Tag Archives: picture superiority effect

Design Smarter: Find the best blend for text and image

The picture superiority effect occurs when you combine visuals and text together to increase audience retention of your message. The picture superiority effect is what allows you to create one of Nancy Duarte’s STAR Moments, evocative visuals. Not every visual needs to utilize text; Lisa Kristine in her amazing TED talk uses no text on her images; using text over her haunting and beautiful images of human slaves would have diminished their impact. However, text, especially in stand-alone presentations can help enhance a slide, communicate a more impacting message, and add to that cohesive look we want from original slide decks.

There are a few ways to blend text and image together on a slide. What you do depends on what you want to accomplish, the nature of your image and the amount of text on your slide. Your choice depends on what your main focus is in displaying the word with the image. Are they equally important? Is one more important than another? Here are a few variations to get you started.Below, I’ll cover a few of the more common combinations I see from designers and students. There are several ways to combine a bit of text with an image. Here are a few variations to get you started.

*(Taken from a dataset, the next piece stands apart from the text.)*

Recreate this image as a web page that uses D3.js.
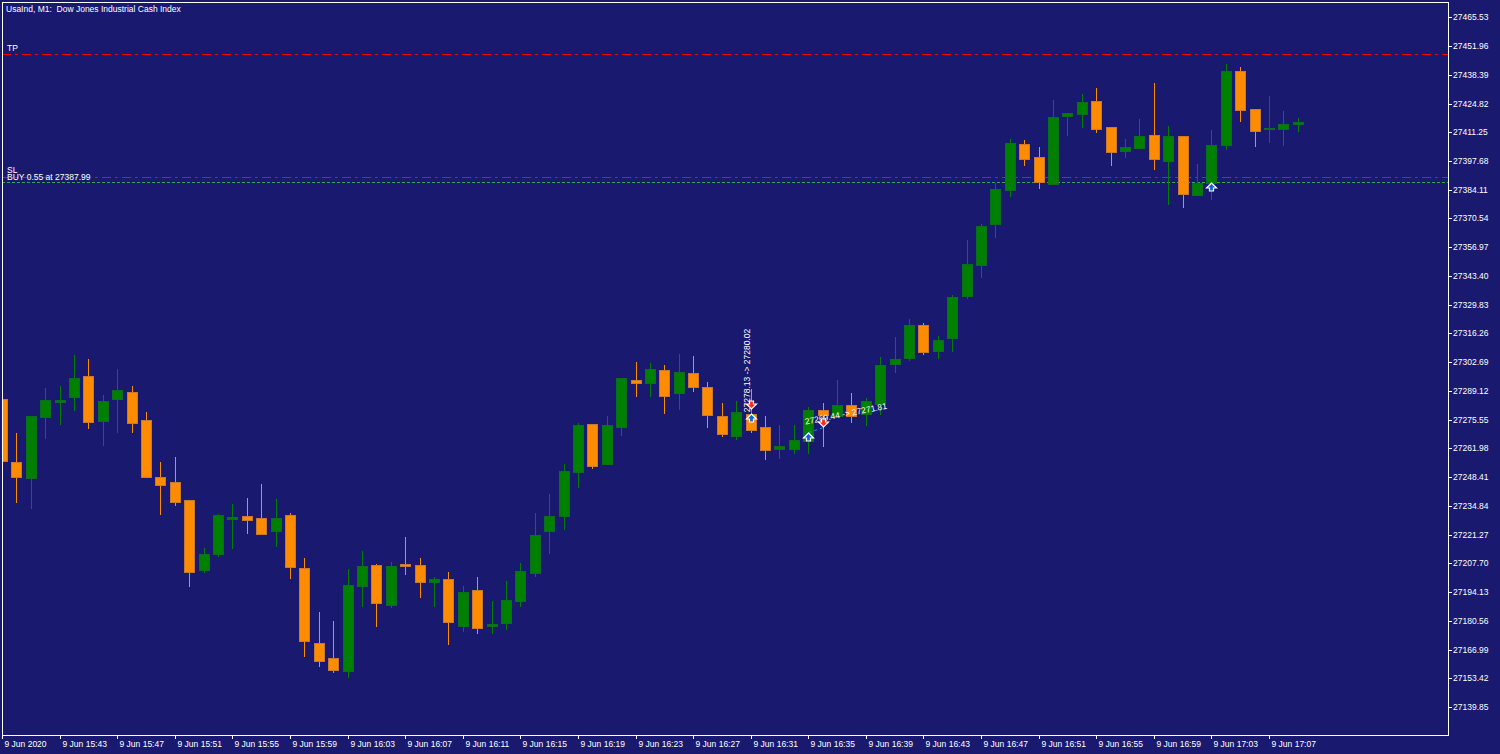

One idea, one image with empty space

One way to combine an image with an idea is to look for an image that has empty space. Often, images that employ the rule of thirds  include enough space for text. You know there’s enough space when there is little to no overlap between image and text. In this example, the original image by Flickr user Photoco. was licensed for commercial use with adaptations or remixes allowed. I was able to fill the slide with the image (which was large enough to display without pixelation) and use the empty space to the left of the figure to add my idea.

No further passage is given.